A JSON5 generator produces JSON5 text. The resulting text must strictly conform to the JSON5 grammar.

AConformance

The key words “MUST”, “MUST NOT”, “REQUIRED”, “SHALL”, “SHALL NOT”, “SHOULD”, “SHOULD NOT”, “RECOMMENDED”, “MAY”, and “OPTIONAL” in this document are to be interpreted as described in RFC 2119. However, for readability, these words do not appear in all uppercase letters in this specification.

All of the text of this specification is normative except sections explicitly marked as non-normative, examples, and notes.

Examples in this specification are introduced with the words “for example” or are set apart from the normative text like this:

Example (Informative)

This is an example of an informative example.

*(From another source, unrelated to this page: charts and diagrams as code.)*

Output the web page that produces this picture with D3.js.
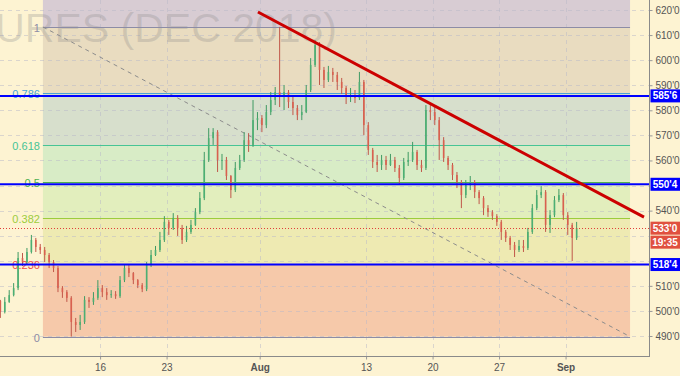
<!DOCTYPE html>
<html>
<head>
<meta charset="utf-8">
<script src="https://cdn.jsdelivr.net/npm/d3@7"></script>
<style>
body { margin: 0; background: #fdf3d2; }
svg { display: block; }
text { font-family: "Liberation Sans", Arial, sans-serif; }
</style>
</head>
<body>
<svg id="chart" width="680" height="376"></svg>
<script>
// trading days (Jul 4 and Sep 3 closed)
var days = ["2018-07-03","2018-07-05","2018-07-06","2018-07-09","2018-07-10","2018-07-11","2018-07-12","2018-07-13",
  "2018-07-16","2018-07-17","2018-07-18","2018-07-19","2018-07-20","2018-07-23","2018-07-24","2018-07-25","2018-07-26","2018-07-27",
  "2018-07-30","2018-07-31","2018-08-01","2018-08-02","2018-08-03","2018-08-06","2018-08-07","2018-08-08","2018-08-09","2018-08-10",
  "2018-08-13","2018-08-14","2018-08-15","2018-08-16","2018-08-17","2018-08-20","2018-08-21","2018-08-22","2018-08-23","2018-08-24",
  "2018-08-27","2018-08-28","2018-08-29","2018-08-30","2018-08-31","2018-09-04","2018-09-05","2018-09-06","2018-09-07",
  "2018-09-10","2018-09-11","2018-09-12"];
var tickDays = ["2018-07-16","2018-07-23","2018-08-01","2018-08-13","2018-08-20","2018-08-27","2018-09-04"];
var tickLabels = ["16","23","Aug","13","20","27","Sep"];
var priceTicks = [490,500,510,520,530,540,550,560,570,580,590,600,610,620];

// bars: 3 per day, first one starts a third into Jul 3
var barsPerDay = 3, firstSlot = 1;
var firstOpen = 504.0;
var close = [499.6,503.6,506.3,509.1,521.1,519.5,523.5,528.3,525.5,524.3,
  522.3,519.5,517.1,509.1,507.5,505.2,495.6,494.4,495.6,504.4,
  503.6,505.2,509.1,507.5,506.3,506.7,505.9,512.3,517.1,515.1,
  512.3,510.3,508.7,518.3,522.3,524.3,528.3,535.5,533.1,537.1,
  533.1,528.3,531.5,534.3,539.4,545.0,560.2,568.9,571.3,560.2,
  560.2,553.8,548.2,557.0,560.2,568.1,566.2,576.1,576.9,574.1,
  579.3,584.1,587.3,585.7,587.3,583.3,580.9,578.1,579.3,588.1,
  598.1,606.0,596.1,592.1,595.3,594.1,591.3,588.9,585.7,586.1,
  584.9,591.3,574.1,564.2,559.4,558.2,560.2,558.2,560.2,557.0,
  553.0,559.4,560.2,563.4,558.2,557.0,580.1,579.3,576.1,568.1,
  561.0,558.2,554.2,551.4,546.2,550.2,551.4,547.4,545.0,541.0,
  539.4,537.8,535.5,531.5,529.1,526.3,524.3,525.9,525.1,531.5,
  541.0,546.2,547.4,534.3,538.2,544.2,546.2,538.2,534.3,529.1,
  533.0];
var high = [504.4,505.5,508.3,511.1,523.5,523.1,525.1,530.3,529.1,526.7,
  525.5,523.1,520.3,517.9,509.9,508.3,505.9,497.2,498.4,505.9,
  505.5,507.5,512.3,510.3,509.1,508.3,507.9,513.9,518.3,518.3,
  515.5,512.7,511.1,519.5,524.3,525.9,531.5,537.8,536.3,539.0,
  538.2,534.3,533.9,536.3,541.0,547.4,563.4,572.9,572.9,572.1,
  562.6,561.4,554.2,559.4,562.2,571.3,570.9,584.1,579.3,578.1,
  582.1,587.3,589.3,613.25,590.1,588.1,585.7,582.1,582.1,590.1,
  600.8,608.0,607.2,597.3,597.7,596.9,595.3,592.9,589.7,588.9,
  588.1,595.3,592.1,575.3,565.0,562.2,562.2,561.8,562.6,561.4,
  558.2,561.0,563.4,567.4,564.2,560.2,582.1,582.5,581.3,577.3,
  569.3,561.8,559.0,555.4,552.2,552.2,553.8,552.2,548.2,545.8,
  542.2,540.2,538.6,536.3,532.3,529.9,527.5,528.3,528.3,533.1,
  542.6,548.2,549.8,548.2,540.2,545.8,548.6,547.0,539.4,535.1,
  535.5];
var low = [497.2,499.0,503.2,505.8,508.3,517.9,518.3,522.9,523.5,522.7,
  519.5,517.1,515.5,507.5,505.2,503.6,489.75,491.6,492.4,494.8,
  501.2,502.4,504.4,505.5,504.4,505.2,504.8,505.2,511.5,513.5,
  510.7,509.1,507.5,507.9,517.5,521.9,523.5,527.5,530.3,532.3,
  529.9,526.7,527.5,530.7,533.9,538.6,544.2,559.4,566.2,555.4,
  556.2,552.2,545.0,547.4,556.2,559.4,563.4,565.4,572.1,571.3,
  572.9,578.1,582.1,581.3,580.1,580.9,578.1,576.1,576.1,578.9,
  587.3,597.3,590.1,588.9,591.3,591.3,588.1,586.5,582.5,583.3,
  582.9,584.1,570.1,562.2,557.0,555.4,556.2,556.2,557.8,555.4,
  550.6,552.2,557.8,559.4,556.2,555.4,556.2,576.1,574.1,560.2,
  559.4,556.2,552.2,549.0,541.0,545.0,548.2,545.0,542.6,538.2,
  537.5,536.3,533.9,528.3,527.5,524.3,521.5,523.5,523.5,524.3,
  530.7,540.2,545.0,531.5,531.1,537.4,543.4,536.3,530.3,519.9,
  528.3];

// fibonacci retracement
var fibLow = 489.75, fibHigh = 613.25;
var fibStartDay = 3.7, fibEndDay = 47.85;
var fibLevels = [0, 0.236, 0.382, 0.5, 0.618, 0.786, 1];
var fibLabels = ["0", "0.236", "0.382", "0.5", "0.618", "0.786", "1"];
var fibLineColors = ["#8c8ca6", "#f04a4a", "#9ccc3c", "#4caf50", "#47c495", "#4aa3d8", "#8c8ca6"];
var fibZoneColors = ["#f6c9aa", "#eeeab2", "#e2eebd", "#d8ecc6", "#d7dfcc", "#e9dcc0", "#d8ccd3"];

// horizontal levels and trend line
var hLevels = [585.75, 550.5, 518.5];
var lastPrice = 533.0, timerText = "19:35";
var trendDays = [19.87, 48.9], trendPrices = [619.2, 537.4];

var svg = d3.select("#chart");
var plotR = 650, plotB = 357;
var x = d3.scaleLinear().domain([0, 49.35]).range([-6.3, 650]);
var y = d3.scaleLinear().domain([490, 620]).range([336, 10]);
function fmt(p) { var f = Math.floor(p); return f + "'" + Math.round((p - f) * 8); }
var fibPrice = function(l) { return fibLow + l * (fibHigh - fibLow); };

svg.append("defs").append("clipPath").attr("id", "clip")
  .append("rect").attr("width", plotR).attr("height", plotB);
var plot = svg.append("g").attr("clip-path", "url(#clip)");

// fib zones
var fx0 = x(fibStartDay), fx1 = x(fibEndDay);
fibLevels.forEach(function(l, i) {
  var top = i < fibLevels.length - 1 ? y(fibPrice(fibLevels[i + 1])) : 0;
  plot.append("rect").attr("x", fx0).attr("width", fx1 - fx0)
    .attr("y", top).attr("height", y(fibPrice(l)) - top)
    .attr("fill", fibZoneColors[i]);
});

// grid
plot.selectAll(".hg").data(priceTicks).enter().append("line")
  .attr("x1", 0).attr("x2", plotR).attr("y1", function(d) { return Math.round(y(d)) + 0.5; })
  .attr("y2", function(d) { return Math.round(y(d)) + 0.5; })
  .attr("stroke", "#b8b8c8").attr("stroke-opacity", 0.5).attr("stroke-dasharray", "4,4");
plot.selectAll(".vg").data(tickDays).enter().append("line")
  .attr("y1", 0).attr("y2", plotB)
  .attr("x1", function(d) { return Math.round(x(days.indexOf(d))) + 0.5; })
  .attr("x2", function(d) { return Math.round(x(days.indexOf(d))) + 0.5; })
  .attr("stroke", "#b8b8c8").attr("stroke-opacity", 0.5).attr("stroke-dasharray", "4,4");

// watermark (symbol title, only its tail is in view)
plot.append("text").attr("x", 337).attr("y", 42).attr("text-anchor", "end")
  .attr("font-size", "41px").attr("fill", "#8a8a8a").attr("fill-opacity", 0.28)
  .text("URES (DEC 2018)");

// fib lines + labels
fibLevels.forEach(function(l, i) {
  var yy = Math.round(y(fibPrice(l))) + 0.5;
  plot.append("line").attr("x1", fx0).attr("x2", fx1).attr("y1", yy).attr("y2", yy)
    .attr("stroke", fibLineColors[i]).attr("stroke-width", 1);
  plot.append("text").attr("x", fx0 - 3).attr("y", yy + 4).attr("text-anchor", "end")
    .attr("font-size", "11px").attr("fill", fibLineColors[i]).text(fibLabels[i]);
});
plot.append("line")
  .attr("x1", fx0).attr("y1", y(fibHigh)).attr("x2", fx1).attr("y2", y(fibLow))
  .attr("stroke", "#8c8c8c").attr("stroke-dasharray", "4,4");

// candles
var bars = close.map(function(c, i) {
  return { t: (i + firstSlot + 0.5) / barsPerDay, o: i ? close[i - 1] : firstOpen, c: c, h: high[i], l: low[i] };
});
var bw = 1.6;
var cg = plot.selectAll(".bar").data(bars).enter().append("g");
cg.append("line")
  .attr("x1", function(d) { return x(d.t); }).attr("x2", function(d) { return x(d.t); })
  .attr("y1", function(d) { return y(d.h); }).attr("y2", function(d) { return y(d.l); })
  .attr("stroke", function(d) { return d.c >= d.o ? "#3f9a63" : "#c0574a"; });
cg.append("rect")
  .attr("x", function(d) { return x(d.t) - bw / 2; }).attr("width", bw)
  .attr("y", function(d) { return y(Math.max(d.o, d.c)); })
  .attr("height", function(d) { return Math.max(1, Math.abs(y(d.o) - y(d.c))); })
  .attr("fill", function(d) { return d.c >= d.o ? "#4caf73" : "#d9604f"; });

// blue levels
plot.selectAll(".hl").data(hLevels).enter().append("line")
  .attr("x1", 0).attr("x2", plotR)
  .attr("y1", function(d) { return y(d); }).attr("y2", function(d) { return y(d); })
  .attr("stroke", "#0000ff").attr("stroke-width", 2);

// last price
plot.append("line").attr("x1", 0).attr("x2", plotR)
  .attr("y1", Math.round(y(lastPrice)) + 0.5).attr("y2", Math.round(y(lastPrice)) + 0.5)
  .attr("stroke", "#e0403a").attr("stroke-dasharray", "1,2");

// trend line
plot.append("line")
  .attr("x1", x(trendDays[0])).attr("y1", y(trendPrices[0]))
  .attr("x2", x(trendDays[1])).attr("y2", y(trendPrices[1]))
  .attr("stroke", "#cc0000").attr("stroke-width", 3);

// axes
var yAxis = d3.axisRight(y).tickValues(priceTicks.filter(function(p) {
  return hLevels.concat([lastPrice, lastPrice - 5]).every(function(h) { return Math.abs(y(h) - y(p)) > 10; });
})).tickSize(3).tickPadding(3).tickFormat(fmt);
var ya = svg.append("g").attr("transform", "translate(" + (plotR - 0.5) + ",0)").call(yAxis);
var xAxis = d3.axisBottom(x).tickValues(tickDays.map(function(d) { return days.indexOf(d); }))
  .tickSize(3).tickPadding(4).tickFormat(function(d, i) { return tickLabels[i]; });
var xa = svg.append("g").attr("transform", "translate(0," + (plotB - 0.5) + ")").call(xAxis);
[ya, xa].forEach(function(a) {
  a.select(".domain").remove();
  a.selectAll("line").attr("stroke", "#999");
  a.selectAll("text").attr("fill", "#555").attr("font-size", "10px")
    .attr("font-family", "'Liberation Sans', Arial, sans-serif");
});
xa.selectAll("text").attr("font-weight", function(d, i) { return isNaN(+tickLabels[i]) ? "bold" : "normal"; });
svg.append("line").attr("x1", plotR - 0.5).attr("x2", plotR - 0.5).attr("y1", 0).attr("y2", plotB)
  .attr("stroke", "#8a8a8a");
svg.append("line").attr("x1", 0).attr("x2", plotR).attr("y1", plotB - 0.5).attr("y2", plotB - 0.5)
  .attr("stroke", "#8a8a8a");

// price boxes
function box(yc, txt, color) {
  svg.append("rect").attr("x", plotR + 0.5).attr("y", yc - 6.5).attr("width", 680 - plotR).attr("height", 13)
    .attr("fill", color);
  svg.append("text").attr("x", plotR + 15).attr("y", yc + 3.5).attr("text-anchor", "middle")
    .attr("font-size", "10px").attr("fill", "#fff").attr("font-weight", "bold").text(txt);
}
hLevels.forEach(function(h) { box(y(h), fmt(h), "#0000ff"); });
box(y(lastPrice), fmt(lastPrice), "#e0503f");
box(y(lastPrice) + 14, timerText, "#e0503f");
</script>
</body>
</html>
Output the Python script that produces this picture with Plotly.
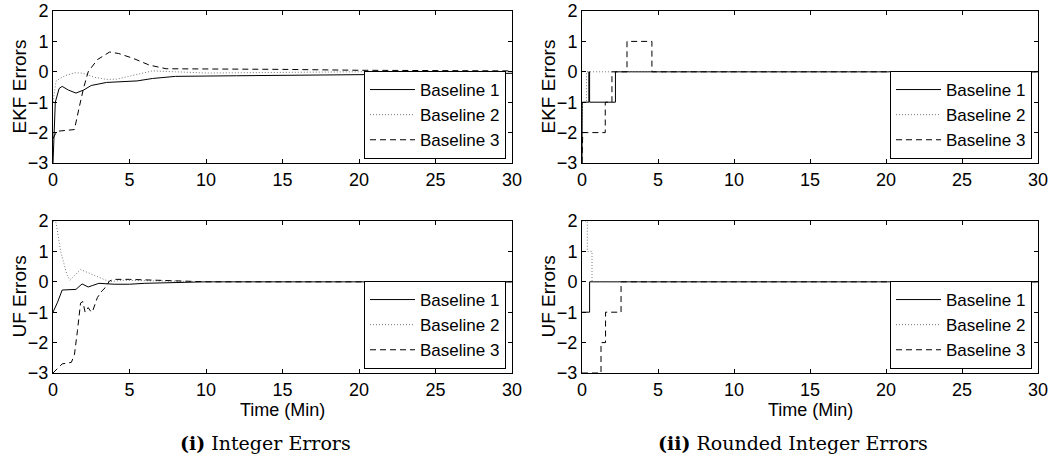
import plotly.graph_objects as go

# ---------------- data ----------------
# (i) Integer errors, EKF
ekf_t_b1 = [0, 0.15, 0.4, 0.6, 1.0, 1.5, 2.0, 2.5, 3.5, 5.0, 5.5, 6.5, 8.0, 12, 18, 25, 30]
ekf_b1 = [-3, -1.0, -0.55, -0.48, -0.6, -0.7, -0.6, -0.45, -0.35, -0.33, -0.3, -0.22, -0.15, -0.13, -0.1, -0.07, -0.05]
ekf_t_b2 = [0, 0.2, 0.8, 1.5, 2.0, 2.7, 3.5, 4.2, 5.2, 6.5, 8, 10, 15, 20, 30]
ekf_b2 = [-1.0, -0.3, -0.12, -0.03, -0.05, -0.18, -0.25, -0.24, -0.12, 0.03, 0.0, -0.04, -0.02, 0.0, 0.0]
ekf_t_b3 = [0, 0.2, 0.4, 1.4, 1.7, 2.0, 2.3, 2.9, 3.7, 4.3, 5.2, 6.3, 7.4, 10, 15, 20, 30]
ekf_b3 = [-2.2, -2.0, -1.95, -1.9, -1.2, -0.53, 0.0, 0.4, 0.65, 0.6, 0.45, 0.22, 0.1, 0.1, 0.08, 0.05, 0.03]

# (i) Integer errors, UF
uf_t_b1 = [0, 0.3, 0.6, 1.5, 1.9, 2.3, 2.6, 3.0, 4.0, 5.0, 6.0, 10, 30]
uf_b1 = [-1.0, -0.67, -0.27, -0.25, -0.07, -0.17, -0.12, -0.05, -0.08, -0.08, -0.05, 0.0, 0.0]
uf_t_b2 = [0, 0.2, 0.5, 0.9, 1.1, 1.8, 2.3, 3.0, 3.5, 3.7, 4.5, 7, 10, 30]
uf_b2 = [2.0, 1.95, 1.0, 0.25, 0.05, 0.4, 0.3, 0.14, 0.05, 0.0, 0.05, 0.03, 0.0, 0.0]
uf_t_b3 = [0, 0.6, 1.2, 1.4, 1.6, 1.8, 1.95, 2.1, 2.3, 2.5, 2.6, 2.9, 3.2, 3.4, 3.7, 4.0, 5.0, 6.5, 10, 30]
uf_b3 = [-3.0, -2.7, -2.65, -2.4, -1.6, -0.7, -0.65, -1.0, -0.85, -1.0, -0.95, -0.52, -0.3, -0.2, 0.03, 0.08, 0.08, 0.05, 0.0, 0.0]

# (ii) Rounded integer errors, EKF (step functions)
rekf_t_b1 = [0, 0.02, 0.45, 0.45, 0.5, 0.5, 2.2, 2.2, 30]
rekf_b1 = [-3, -1, -1, 0, 0, -1, -1, 0, 0]
rekf_t_b2 = [0, 0.02, 0.3, 0.3, 30]
rekf_b2 = [-3, -1, -1, 0, 0]
rekf_t_b3 = [0, 0.05, 1.53, 1.53, 1.97, 1.97, 2.96, 2.96, 4.6, 4.6, 30]
rekf_b3 = [-3, -2, -2, -1, -1, 0, 0, 1, 1, 0, 0]

# (ii) Rounded integer errors, UF (step functions)
ruf_t_b1 = [0, 0.5, 0.5, 30]
ruf_b1 = [-1, -1, 0, 0]
ruf_t_b2 = [0, 0.35, 0.35, 0.66, 0.66, 30]
ruf_b2 = [2, 2, 1, 1, 0, 0]
ruf_t_b3 = [0, 1.25, 1.25, 1.55, 1.55, 2.57, 2.57, 30]
ruf_b3 = [-3, -3, -2, -2, -1, -1, 0, 0]

series_names = ["Baseline 1", "Baseline 2", "Baseline 3"]
x_ticks = [0, 5, 10, 15, 20, 25, 30]
y_ticks = [-3, -2, -1, 0, 1, 2]
y_titles = ["EKF Errors", "UF Errors"]
x_title = "Time (Min)"
captions = ["<b>(i)</b> Integer Errors", "<b>(ii)</b> Rounded Integer Errors"]

# ---------------- figure ----------------
W, H = 1055, 459
FONT = "Liberation Sans, Arial, sans-serif"
styles = [
    dict(color="black", width=1, dash="solid"),
    dict(color="#777777", width=1, dash="1px,2px"),
    dict(color="black", width=1, dash="6px,4px"),
]

panels = [
    ("", [(ekf_t_b1, ekf_b1), (ekf_t_b2, ekf_b2), (ekf_t_b3, ekf_b3)], (53, 512), (11, 163), y_titles[0], False),
    ("2", [(rekf_t_b1, rekf_b1), (rekf_t_b2, rekf_b2), (rekf_t_b3, rekf_b3)], (582, 1038), (11, 163), y_titles[0], False),
    ("3", [(uf_t_b1, uf_b1), (uf_t_b2, uf_b2), (uf_t_b3, uf_b3)], (53, 512), (221, 373), y_titles[1], True),
    ("4", [(ruf_t_b1, ruf_b1), (ruf_t_b2, ruf_b2), (ruf_t_b3, ruf_b3)], (582, 1038), (221, 373), y_titles[1], True),
]

fig = go.Figure()
layout = dict(
    width=W, height=H,
    margin=dict(l=0, r=0, t=0, b=0, autoexpand=False),
    paper_bgcolor="white", plot_bgcolor="white",
    font=dict(family=FONT, size=17, color="black"),
    showlegend=True,
    annotations=[],
)

for i, (sfx, data, (x0, x1), (y0, y1), ytitle, show_xtitle) in enumerate(panels):
    legend_name = "legend" if i == 0 else f"legend{i+1}"
    for k, (tt, vv) in enumerate(data):
        fig.add_trace(go.Scatter(
            x=tt, y=vv, mode="lines", name=series_names[k],
            line=styles[k], xaxis="x" + sfx, yaxis="y" + sfx,
            legend=legend_name, showlegend=True,
        ))
    axis_common = dict(
        showline=True, linecolor="black", linewidth=1, mirror="ticks",
        ticks="inside", ticklen=4, tickcolor="black", showgrid=False,
        zeroline=False, automargin=False,
        tickfont=dict(family=FONT, size=18, color="black"),
    )
    layout["xaxis" + sfx] = dict(
        axis_common, domain=[x0 / W, x1 / W], range=[0, 30],
        tickvals=x_ticks, anchor="y" + sfx,
    )
    layout["yaxis" + sfx] = dict(
        axis_common, domain=[1 - y1 / H, 1 - y0 / H], range=[-3, 2],
        tickvals=y_ticks, anchor="x" + sfx,
    )
    # y-axis title
    layout["annotations"].append(dict(
        text=ytitle, textangle=-90, x=(x0 - 34.5) / W, y=1 - (y0 + y1) / 2 / H,
        xref="paper", yref="paper", xanchor="center", yanchor="middle",
        showarrow=False, font=dict(family=FONT, size=19, color="black"),
    ))
    if show_xtitle:
        layout["annotations"].append(dict(
            text=x_title, x=(x0 + x1) / 2 / W, y=1 - 410 / H,
            xref="paper", yref="paper", xanchor="center", yanchor="middle",
            showarrow=False, font=dict(family=FONT, size=18, color="black"),
        ))
    layout[legend_name] = dict(
        x=(x1 - 6) / W, y=1 - (y1 - 4) / H, xanchor="right", yanchor="bottom",
        bordercolor="black", borderwidth=1, bgcolor="white",
        font=dict(family=FONT, size=17, color="black"),
        itemwidth=45, tracegroupgap=0,
    )

for j, cap in enumerate(captions):
    layout["annotations"].append(dict(
        text=cap, x=[265, 793][j] / W, y=1 - 443 / H, xref="paper", yref="paper",
        xanchor="center", yanchor="middle", showarrow=False,
        font=dict(family="DejaVu Serif, Liberation Serif, serif", size=19, color="black"),
    ))

fig.update_layout(**layout)
fig.write_html("out.html", post_script="document.body.style.margin='0';",
               config={"displayModeBar": False})
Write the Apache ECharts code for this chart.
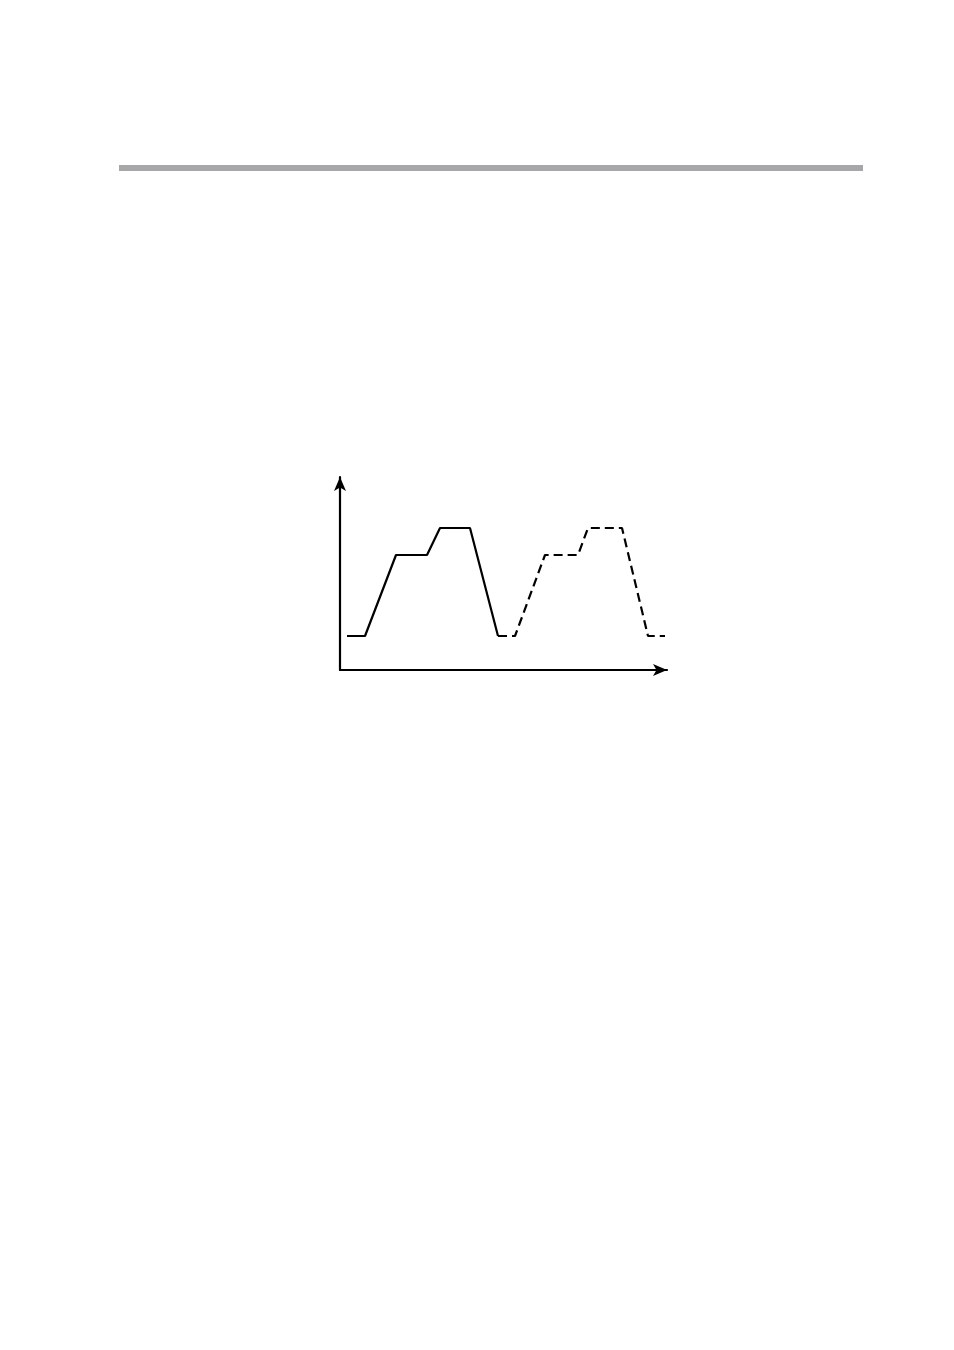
<!DOCTYPE html>
<html>
<head>
<meta charset="utf-8">
<script src="https://cdn.jsdelivr.net/npm/echarts@6/dist/echarts.min.js"></script>
<style>
  html, body { margin: 0; padding: 0; background: #fff; }
  #rule { position: absolute; left: 119px; top: 165px; width: 744px; height: 6px; background: #a7a7a9; }
  #chart { position: absolute; left: 0; top: 0; width: 954px; height: 1350px; }
</style>
</head>
<body>
<div id="rule"></div>
<div id="chart"></div>
<script>
// profile points [time, level], first cycle drawn solid, repeat dashed
const firstCycleX = [7, 25, 56, 87, 100, 130, 158];
const firstCycleY = [34, 34, 115, 115, 142, 142, 34];
const secondCycleX = [158, 175, 205, 238, 248, 282, 308, 325];
const secondCycleY = [34, 34, 115, 115, 142, 142, 34, 34];

const pairs = (xs, ys) => xs.map((x, i) => [x, ys[i]]);

(function () {
  let myChart = echarts.init(document.getElementById("chart"), null, { renderer: "canvas" });
  let axisCommon = {
    type: "value",
    min: 0,
    axisTick: { show: false },
    axisLabel: { show: false },
    splitLine: { show: false }
  };
  let options = {
    animation: false,
    grid: { left: 340, right: 287, top: 477, bottom: 680 },
    xAxis: Object.assign({}, axisCommon, {
      max: 327,
      axisLine: {
        show: true,
        symbol: ["none", "arrow"],
        symbolSize: [9, 14],
        lineStyle: { color: "#000", width: 2.2 }
      }
    }),
    yAxis: Object.assign({}, axisCommon, {
      max: 193,
      axisLine: {
        show: true,
        symbol: ["none", "arrow"],
        symbolSize: [9, 14],
        lineStyle: { color: "#000", width: 2.2 }
      }
    }),
    series: [
      {
        type: "line",
        data: pairs(firstCycleX, firstCycleY),
        showSymbol: false,
        lineStyle: { color: "#000", width: 2.2 }
      },
      {
        type: "line",
        data: pairs(secondCycleX, secondCycleY),
        showSymbol: false,
        lineStyle: { color: "#000", width: 2.2, type: [9, 5] }
      }
    ]
  };
  myChart.setOption(options);
})();
</script>
</body>
</html>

Informative notes begin with the word “Note” and are set apart from the normative text like this:

Note
This is an informative note.

BLicense

The MIT License (MIT)

Copyright (c) 2017 Aseem Kishore, Jordan Tucker

Permission is hereby granted, free of charge, to any person obtaining a copy of this software and associated documentation files (the “Software”), to deal in the Software without restriction, including without limitation the rights to use, copy, modify, merge, publish, distribute, sublicense, and/or sell copies of the Software, and to permit persons to whom the Software is furnished to do so, subject to the following conditions:

The above copyright notice and this permission notice shall be included in all copies or substantial portions of the Software.

THE SOFTWARE IS PROVIDED “AS IS”, WITHOUT WARRANTY OF ANY KIND, EXPRESS OR IMPLIED, INCLUDING BUT NOT LIMITED TO THE WARRANTIES OF MERCHANTABILITY, FITNESS FOR A PARTICULAR PURPOSE AND NONINFRINGEMENT. IN NO EVENT SHALL THE AUTHORS OR COPYRIGHT HOLDERS BE LIABLE FOR ANY CLAIM, DAMAGES OR OTHER LIABILITY, WHETHER IN AN ACTION OF CONTRACT, TORT OR OTHERWISE, ARISING FROM, OUT OF OR IN CONNECTION WITH THE SOFTWARE OR THE USE OR OTHER DEALINGS IN THE SOFTWARE.